Rows from a dataset of charts and code:
+ + + +
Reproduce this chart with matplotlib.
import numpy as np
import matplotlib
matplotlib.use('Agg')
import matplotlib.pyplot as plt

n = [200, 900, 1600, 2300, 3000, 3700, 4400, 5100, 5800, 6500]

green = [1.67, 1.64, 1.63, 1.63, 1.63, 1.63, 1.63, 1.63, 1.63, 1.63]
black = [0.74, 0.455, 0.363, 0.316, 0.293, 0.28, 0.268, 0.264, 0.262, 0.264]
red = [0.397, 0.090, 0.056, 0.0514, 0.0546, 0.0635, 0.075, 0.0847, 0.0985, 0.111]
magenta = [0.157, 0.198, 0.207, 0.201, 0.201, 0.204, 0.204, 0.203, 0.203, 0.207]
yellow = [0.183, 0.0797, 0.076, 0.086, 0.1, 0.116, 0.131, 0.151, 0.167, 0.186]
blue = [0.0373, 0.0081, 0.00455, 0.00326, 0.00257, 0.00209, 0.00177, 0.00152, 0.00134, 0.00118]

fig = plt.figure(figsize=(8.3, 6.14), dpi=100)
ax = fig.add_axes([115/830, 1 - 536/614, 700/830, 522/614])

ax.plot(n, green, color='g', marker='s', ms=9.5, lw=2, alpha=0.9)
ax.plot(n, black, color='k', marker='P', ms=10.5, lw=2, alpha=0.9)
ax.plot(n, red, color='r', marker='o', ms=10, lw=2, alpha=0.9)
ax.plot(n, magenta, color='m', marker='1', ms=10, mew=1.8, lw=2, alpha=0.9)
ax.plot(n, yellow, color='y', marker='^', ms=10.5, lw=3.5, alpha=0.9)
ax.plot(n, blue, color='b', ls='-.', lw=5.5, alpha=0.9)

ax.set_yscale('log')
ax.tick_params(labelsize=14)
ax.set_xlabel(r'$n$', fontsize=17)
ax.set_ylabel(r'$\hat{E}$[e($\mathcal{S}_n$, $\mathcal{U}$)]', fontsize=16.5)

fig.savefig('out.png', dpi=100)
+ + + +
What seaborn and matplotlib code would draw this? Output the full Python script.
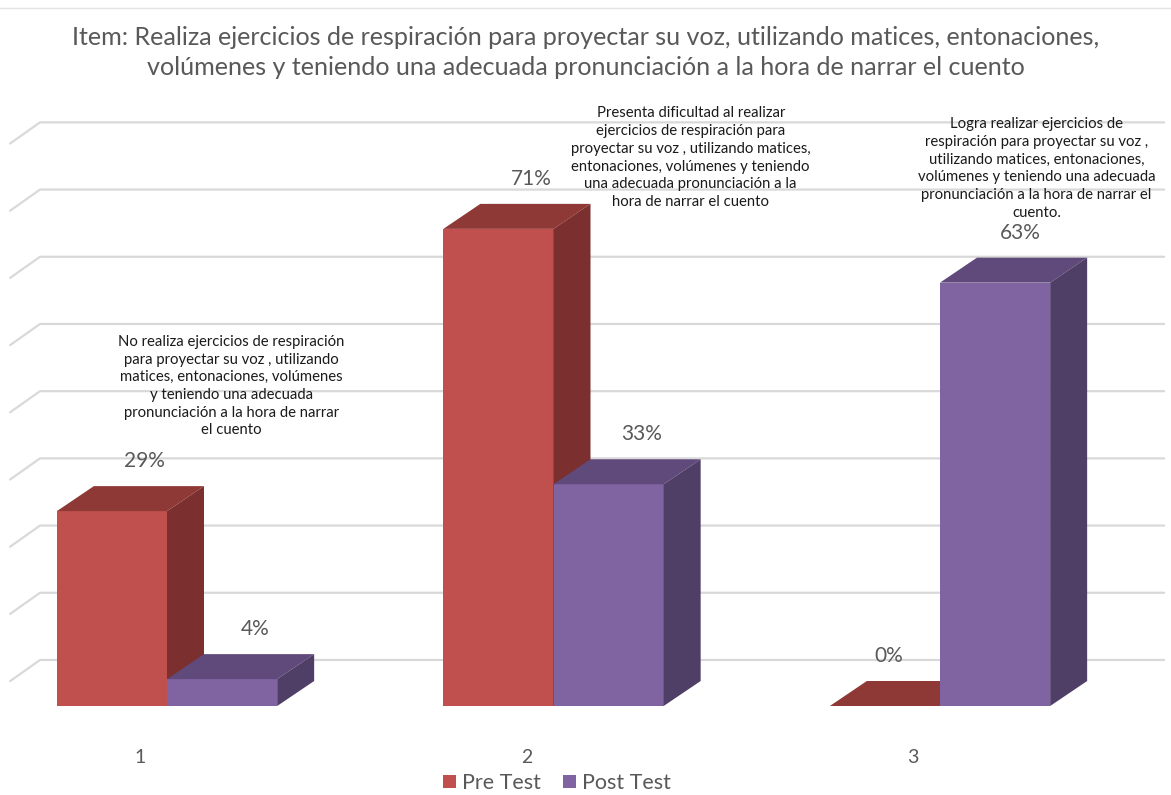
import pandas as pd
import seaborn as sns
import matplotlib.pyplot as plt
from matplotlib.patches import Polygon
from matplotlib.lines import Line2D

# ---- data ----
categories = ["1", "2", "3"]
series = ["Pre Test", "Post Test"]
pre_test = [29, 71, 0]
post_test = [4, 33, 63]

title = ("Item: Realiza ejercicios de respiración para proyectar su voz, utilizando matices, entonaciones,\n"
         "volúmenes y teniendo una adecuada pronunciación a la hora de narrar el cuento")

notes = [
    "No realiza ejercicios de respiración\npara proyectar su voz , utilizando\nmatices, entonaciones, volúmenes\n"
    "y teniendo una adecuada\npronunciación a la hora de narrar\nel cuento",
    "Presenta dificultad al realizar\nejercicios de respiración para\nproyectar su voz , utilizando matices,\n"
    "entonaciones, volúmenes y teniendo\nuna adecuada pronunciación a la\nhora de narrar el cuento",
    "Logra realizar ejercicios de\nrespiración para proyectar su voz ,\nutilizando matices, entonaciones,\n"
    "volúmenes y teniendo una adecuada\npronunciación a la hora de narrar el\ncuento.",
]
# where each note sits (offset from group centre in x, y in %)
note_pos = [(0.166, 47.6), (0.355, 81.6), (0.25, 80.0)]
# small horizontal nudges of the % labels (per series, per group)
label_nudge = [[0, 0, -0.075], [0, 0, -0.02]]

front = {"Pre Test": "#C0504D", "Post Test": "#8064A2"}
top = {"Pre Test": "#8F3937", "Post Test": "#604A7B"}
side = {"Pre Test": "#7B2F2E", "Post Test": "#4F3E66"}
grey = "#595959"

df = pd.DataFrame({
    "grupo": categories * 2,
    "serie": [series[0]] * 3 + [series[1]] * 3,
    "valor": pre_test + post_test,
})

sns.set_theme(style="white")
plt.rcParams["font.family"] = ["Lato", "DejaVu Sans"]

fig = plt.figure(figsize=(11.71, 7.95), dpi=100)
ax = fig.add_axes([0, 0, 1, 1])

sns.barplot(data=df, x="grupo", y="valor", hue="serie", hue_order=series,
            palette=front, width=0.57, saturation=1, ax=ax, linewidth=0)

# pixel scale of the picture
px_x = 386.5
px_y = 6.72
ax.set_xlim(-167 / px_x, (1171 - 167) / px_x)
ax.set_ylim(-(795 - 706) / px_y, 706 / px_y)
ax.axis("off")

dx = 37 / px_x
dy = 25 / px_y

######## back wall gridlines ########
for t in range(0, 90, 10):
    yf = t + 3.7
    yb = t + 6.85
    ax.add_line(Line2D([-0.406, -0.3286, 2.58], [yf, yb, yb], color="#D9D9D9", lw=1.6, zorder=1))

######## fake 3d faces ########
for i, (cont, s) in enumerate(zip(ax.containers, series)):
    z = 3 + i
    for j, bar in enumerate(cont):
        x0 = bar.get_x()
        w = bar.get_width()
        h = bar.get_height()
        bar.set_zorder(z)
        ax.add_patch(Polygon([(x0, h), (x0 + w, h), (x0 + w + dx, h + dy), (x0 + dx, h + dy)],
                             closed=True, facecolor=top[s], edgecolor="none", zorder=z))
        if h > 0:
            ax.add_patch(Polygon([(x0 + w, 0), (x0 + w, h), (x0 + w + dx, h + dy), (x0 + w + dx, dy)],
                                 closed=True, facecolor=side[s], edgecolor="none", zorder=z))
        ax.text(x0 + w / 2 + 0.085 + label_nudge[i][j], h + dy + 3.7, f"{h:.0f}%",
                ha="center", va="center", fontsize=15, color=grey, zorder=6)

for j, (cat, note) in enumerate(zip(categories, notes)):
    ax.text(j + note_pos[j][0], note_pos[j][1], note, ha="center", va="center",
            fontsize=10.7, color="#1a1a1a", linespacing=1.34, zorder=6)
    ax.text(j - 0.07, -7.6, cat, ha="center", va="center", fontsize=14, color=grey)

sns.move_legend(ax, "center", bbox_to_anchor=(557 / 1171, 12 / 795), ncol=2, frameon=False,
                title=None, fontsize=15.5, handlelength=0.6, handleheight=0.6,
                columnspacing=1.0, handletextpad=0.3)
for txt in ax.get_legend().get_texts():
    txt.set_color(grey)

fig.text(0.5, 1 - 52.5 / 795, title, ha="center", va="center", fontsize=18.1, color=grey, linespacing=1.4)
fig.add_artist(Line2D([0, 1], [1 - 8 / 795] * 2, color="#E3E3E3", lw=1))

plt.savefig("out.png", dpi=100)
+ + + +
» Task brief: Copy out precisely the lines from the line with "Reproduce this chart with matplotlib." to the line with "ax.plot(n, blue, color='b', ls='-.', lw=5.5, alpha=0.9)" in the material above, including those two lines and omitting all the rest.

» Full answer:
Reproduce this chart with matplotlib.
import numpy as np
import matplotlib
matplotlib.use('Agg')
import matplotlib.pyplot as plt

n = [200, 900, 1600, 2300, 3000, 3700, 4400, 5100, 5800, 6500]

green = [1.67, 1.64, 1.63, 1.63, 1.63, 1.63, 1.63, 1.63, 1.63, 1.63]
black = [0.74, 0.455, 0.363, 0.316, 0.293, 0.28, 0.268, 0.264, 0.262, 0.264]
red = [0.397, 0.090, 0.056, 0.0514, 0.0546, 0.0635, 0.075, 0.0847, 0.0985, 0.111]
magenta = [0.157, 0.198, 0.207, 0.201, 0.201, 0.204, 0.204, 0.203, 0.203, 0.207]
yellow = [0.183, 0.0797, 0.076, 0.086, 0.1, 0.116, 0.131, 0.151, 0.167, 0.186]
blue = [0.0373, 0.0081, 0.00455, 0.00326, 0.00257, 0.00209, 0.00177, 0.00152, 0.00134, 0.00118]

fig = plt.figure(figsize=(8.3, 6.14), dpi=100)
ax = fig.add_axes([115/830, 1 - 536/614, 700/830, 522/614])

ax.plot(n, green, color='g', marker='s', ms=9.5, lw=2, alpha=0.9)
ax.plot(n, black, color='k', marker='P', ms=10.5, lw=2, alpha=0.9)
ax.plot(n, red, color='r', marker='o', ms=10, lw=2, alpha=0.9)
ax.plot(n, magenta, color='m', marker='1', ms=10, mew=1.8, lw=2, alpha=0.9)
ax.plot(n, yellow, color='y', marker='^', ms=10.5, lw=3.5, alpha=0.9)
ax.plot(n, blue, color='b', ls='-.', lw=5.5, alpha=0.9)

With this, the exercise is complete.